Tom played an important role, joining the Marxist Workers Group (a small group of anti-Stalinist, non-sectarian revolutionaries in Melbourne), which became the Socialist Workers Action Group and then the International Socialists.
Tom was at the centre of developing political discussion in the Marxist Workers Group that meant it became a more coherent organisation that took itself seriously.
He was central to winning the argument for producing a paper (The Battler was first produced by the Socialist Workers Action Group), playing a major role in its content and educating a generation of writers of the importance of clarity and producing readable articles.
The process of political development was still a feature of the group well into the 1970s and Tom was central to initiating debates and developing the politics of the International Socialists, including our understanding of the significance of the settler-colonial foundations of Australia, our attitude to the Labor Party (some IS members were still Labor Party members in the late 1970s), Palestine and the nature of Russia.
Political level
Tom had initially brought a bureaucratic collectivist position (which regarded the Stalinist rulers of Russia as a bureaucratic caste), rather than a state capitalist understanding of Russia, with him from the US. But the discussion certainly raised the political level of the group and set it on a firmer ideological footing.
As important as the political discussions were for the development of the group, Tom also fought (not always successfully) for the group to maintain comradely discussion and a sense of proportion amid often personalised and fractious internal debates.
He was also one of the only leading socialists who could make clear political points and stay within a three-minute speaking time limit for meeting contributions.
Tom was an enthusiastic traveller and had a nose for international political developments. He had been studying in Germany in 1968 and visited Paris in February seeing “the first round of students’ actions of that famous year”.
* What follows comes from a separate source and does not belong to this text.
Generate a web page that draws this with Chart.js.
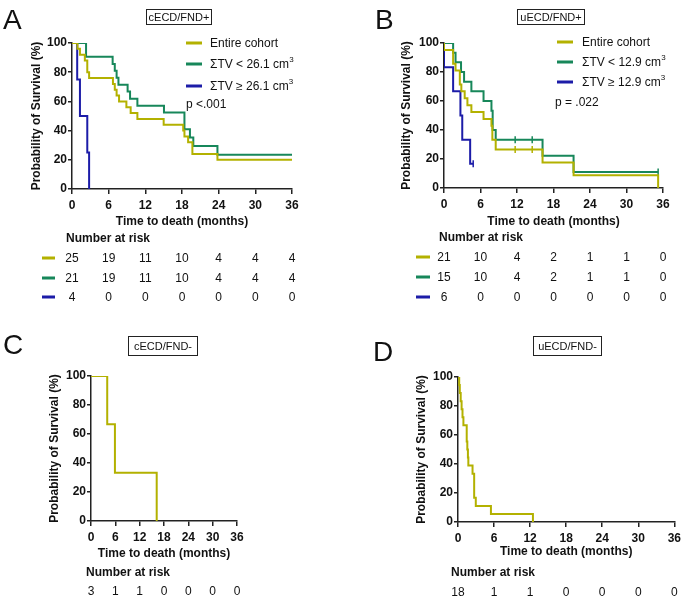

After his visit to revolutionary Portugal in 1975 he returned with eyewitness accounts of occupied factories and mass demonstrations that provided a young organisation with an inspiring glimpse of the possibilities of workers’ revolution in developed Europe—arguments that provided a counter to the Maoist and Third Worldist arguments that had currency on the Melbourne left at the time.
Tom developed political connections in the Soviet Union as glasnost and perestroika heralded the end of “communism” and strikes and dissident voices appeared in the cracks as the Soviet Union began to crumble.
Similarly, Tom began developing contact with political dissidents in Indonesia well before the fall of Suharto and was visiting Indonesia as Suharto was toppled. His Suaris Socialis (Socialist Voice) project in Indonesian was a very real contribution to international solidarity and developing socialist politics in the Asia-Pacific.
Tom has also left an important legacy in his books including Into the Mainstream, an important analysis of the Communist Party of Australia’s slide into reformism well before it finally dissolved itself in 1991.
His books, Neighbour from Hell and Australia’s Pacific War, written to puncture the myth that Australia is just a lapdog of the US, are more relevant than ever to understand Australian imperialism as the Albanese government rushes to embrace AUKUS and nuclear submarines.
For Tom’s contribution to the International Socialist Tendency in Australia, we owe him a debt of gratitude.
Solidarity extends its condolences and thanks to Janey Stone and Jane Tovey, who have provided extraordinary care and comfort to Tom during his illness.
We extend our sympathy to Tom’s friends and comrades, near and far.